EXERCISE OBJECTIVE: Restate the listing that follows word for word, without its pictures.

DATA EXTRACT:

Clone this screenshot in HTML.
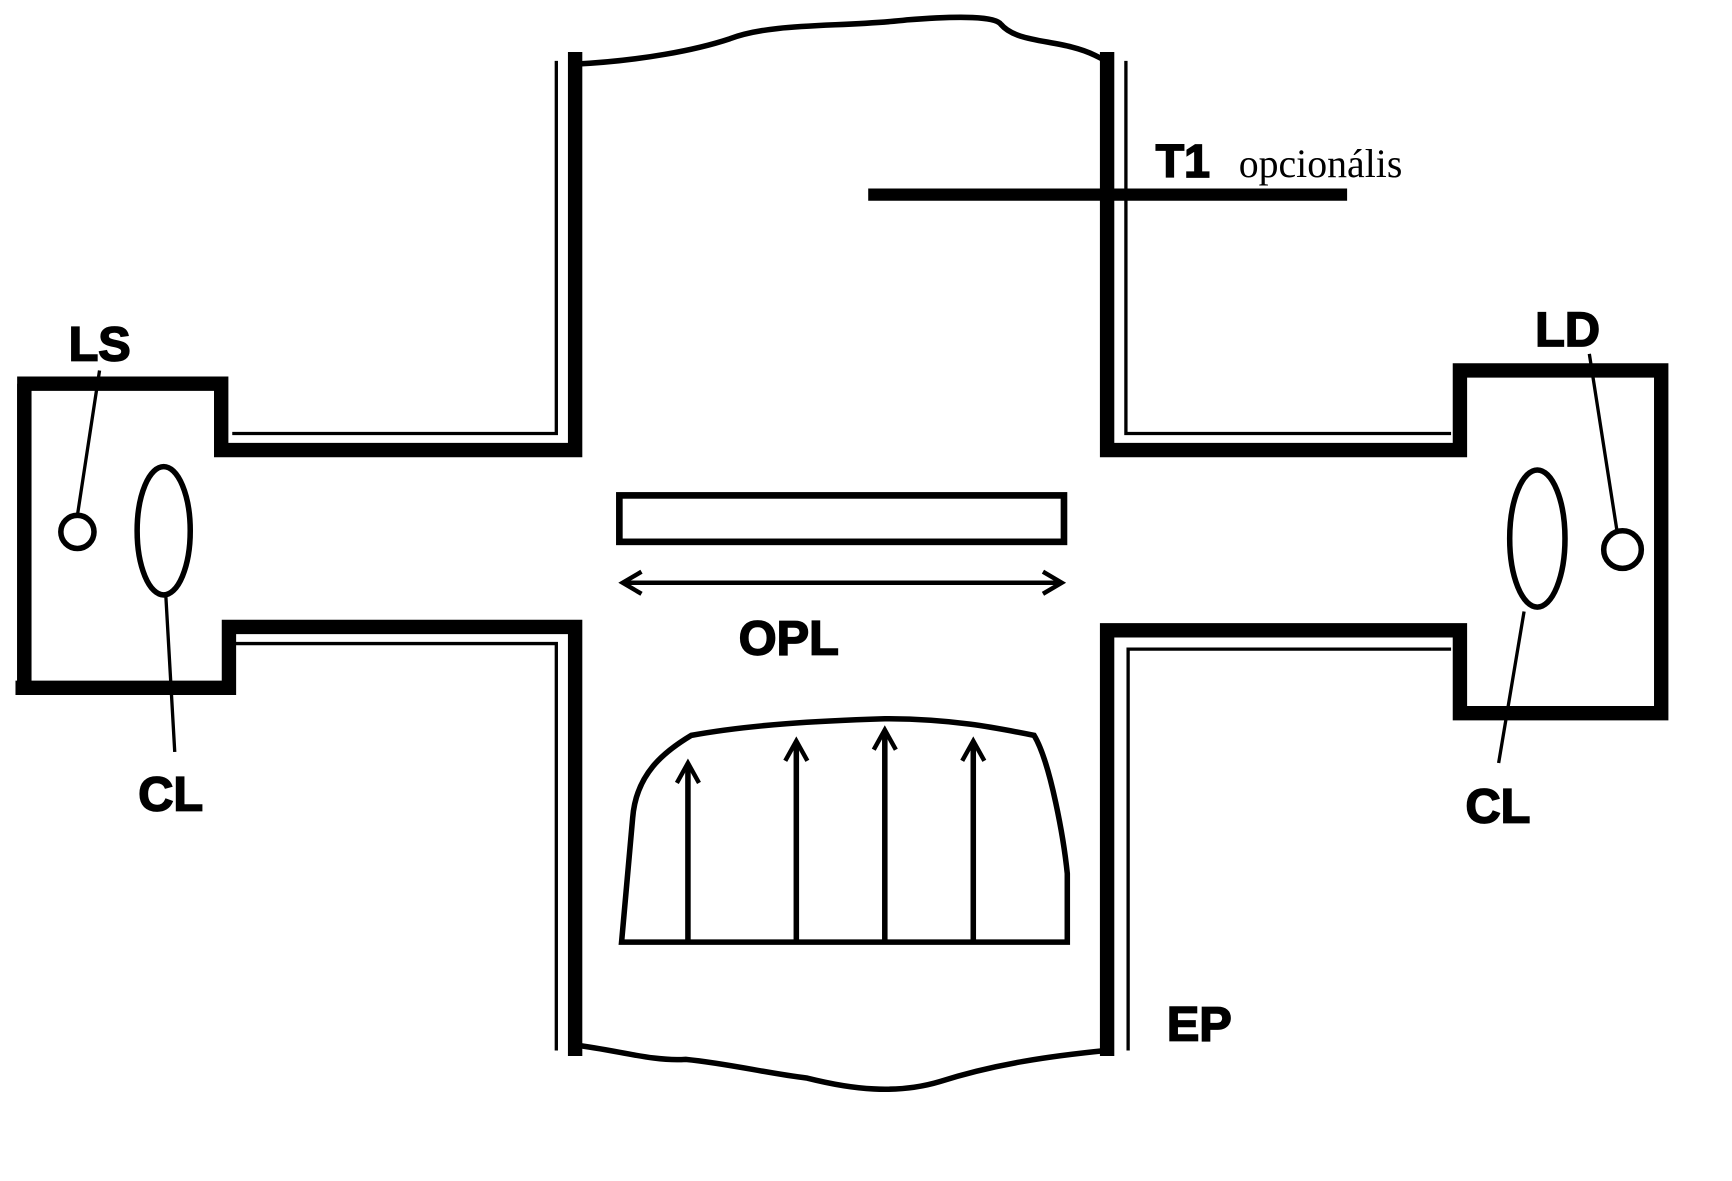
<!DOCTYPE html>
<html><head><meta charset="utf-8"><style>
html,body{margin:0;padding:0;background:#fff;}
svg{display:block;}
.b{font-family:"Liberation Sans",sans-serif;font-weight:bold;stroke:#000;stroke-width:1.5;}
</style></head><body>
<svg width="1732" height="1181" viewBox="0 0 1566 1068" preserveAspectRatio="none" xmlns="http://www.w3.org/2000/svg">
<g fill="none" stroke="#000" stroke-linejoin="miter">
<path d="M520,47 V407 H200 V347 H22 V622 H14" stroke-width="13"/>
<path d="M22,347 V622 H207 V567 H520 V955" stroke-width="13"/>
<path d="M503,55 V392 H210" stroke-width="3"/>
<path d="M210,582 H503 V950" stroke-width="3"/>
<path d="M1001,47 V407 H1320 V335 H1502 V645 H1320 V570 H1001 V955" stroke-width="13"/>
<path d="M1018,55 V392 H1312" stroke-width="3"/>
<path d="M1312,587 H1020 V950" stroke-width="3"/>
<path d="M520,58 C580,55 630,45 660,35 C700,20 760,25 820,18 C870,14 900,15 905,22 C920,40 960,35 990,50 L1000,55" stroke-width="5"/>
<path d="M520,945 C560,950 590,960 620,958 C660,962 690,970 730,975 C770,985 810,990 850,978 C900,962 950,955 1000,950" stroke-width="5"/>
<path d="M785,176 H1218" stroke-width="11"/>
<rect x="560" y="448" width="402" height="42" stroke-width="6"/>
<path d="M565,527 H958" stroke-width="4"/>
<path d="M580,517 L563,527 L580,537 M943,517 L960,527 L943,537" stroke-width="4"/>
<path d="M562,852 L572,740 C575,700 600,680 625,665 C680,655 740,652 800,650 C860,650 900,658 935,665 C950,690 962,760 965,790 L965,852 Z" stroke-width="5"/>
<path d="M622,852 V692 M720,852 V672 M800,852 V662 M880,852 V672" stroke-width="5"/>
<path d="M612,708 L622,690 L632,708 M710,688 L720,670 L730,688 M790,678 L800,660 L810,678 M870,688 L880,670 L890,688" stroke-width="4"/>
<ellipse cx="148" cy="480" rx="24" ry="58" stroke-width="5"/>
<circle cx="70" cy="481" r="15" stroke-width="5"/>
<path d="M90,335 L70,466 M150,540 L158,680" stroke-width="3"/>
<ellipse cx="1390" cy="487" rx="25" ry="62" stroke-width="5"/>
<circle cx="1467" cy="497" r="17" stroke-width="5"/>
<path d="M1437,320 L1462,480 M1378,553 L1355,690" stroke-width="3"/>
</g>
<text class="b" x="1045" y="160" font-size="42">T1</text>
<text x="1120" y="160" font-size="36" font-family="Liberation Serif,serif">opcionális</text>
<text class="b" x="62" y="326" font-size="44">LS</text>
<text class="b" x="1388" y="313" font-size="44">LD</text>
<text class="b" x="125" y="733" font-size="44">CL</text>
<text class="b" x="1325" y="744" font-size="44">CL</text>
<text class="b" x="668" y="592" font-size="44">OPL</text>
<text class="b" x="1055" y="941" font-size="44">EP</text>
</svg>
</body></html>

EXERCISE OUTPUT:
Clone this screenshot in HTML.
<!DOCTYPE html>
<html><head><meta charset="utf-8"><style>
html,body{margin:0;padding:0;background:#fff;}
svg{display:block;}
.b{font-family:"Liberation Sans",sans-serif;font-weight:bold;stroke:#000;stroke-width:1.5;}
</style></head><body>
<svg width="1732" height="1181" viewBox="0 0 1566 1068" preserveAspectRatio="none" xmlns="http://www.w3.org/2000/svg">
<g fill="none" stroke="#000" stroke-linejoin="miter">
<path d="M520,47 V407 H200 V347 H22 V622 H14" stroke-width="13"/>
<path d="M22,347 V622 H207 V567 H520 V955" stroke-width="13"/>
<path d="M503,55 V392 H210" stroke-width="3"/>
<path d="M210,582 H503 V950" stroke-width="3"/>
<path d="M1001,47 V407 H1320 V335 H1502 V645 H1320 V570 H1001 V955" stroke-width="13"/>
<path d="M1018,55 V392 H1312" stroke-width="3"/>
<path d="M1312,587 H1020 V950" stroke-width="3"/>
<path d="M520,58 C580,55 630,45 660,35 C700,20 760,25 820,18 C870,14 900,15 905,22 C920,40 960,35 990,50 L1000,55" stroke-width="5"/>
<path d="M520,945 C560,950 590,960 620,958 C660,962 690,970 730,975 C770,985 810,990 850,978 C900,962 950,955 1000,950" stroke-width="5"/>
<path d="M785,176 H1218" stroke-width="11"/>
<rect x="560" y="448" width="402" height="42" stroke-width="6"/>
<path d="M565,527 H958" stroke-width="4"/>
<path d="M580,517 L563,527 L580,537 M943,517 L960,527 L943,537" stroke-width="4"/>
<path d="M562,852 L572,740 C575,700 600,680 625,665 C680,655 740,652 800,650 C860,650 900,658 935,665 C950,690 962,760 965,790 L965,852 Z" stroke-width="5"/>
<path d="M622,852 V692 M720,852 V672 M800,852 V662 M880,852 V672" stroke-width="5"/>
<path d="M612,708 L622,690 L632,708 M710,688 L720,670 L730,688 M790,678 L800,660 L810,678 M870,688 L880,670 L890,688" stroke-width="4"/>
<ellipse cx="148" cy="480" rx="24" ry="58" stroke-width="5"/>
<circle cx="70" cy="481" r="15" stroke-width="5"/>
<path d="M90,335 L70,466 M150,540 L158,680" stroke-width="3"/>
<ellipse cx="1390" cy="487" rx="25" ry="62" stroke-width="5"/>
<circle cx="1467" cy="497" r="17" stroke-width="5"/>
<path d="M1437,320 L1462,480 M1378,553 L1355,690" stroke-width="3"/>
</g>
<text class="b" x="1045" y="160" font-size="42">T1</text>
<text x="1120" y="160" font-size="36" font-family="Liberation Serif,serif">opcionális</text>
<text class="b" x="62" y="326" font-size="44">LS</text>
<text class="b" x="1388" y="313" font-size="44">LD</text>
<text class="b" x="125" y="733" font-size="44">CL</text>
<text class="b" x="1325" y="744" font-size="44">CL</text>
<text class="b" x="668" y="592" font-size="44">OPL</text>
<text class="b" x="1055" y="941" font-size="44">EP</text>
</svg>
</body></html>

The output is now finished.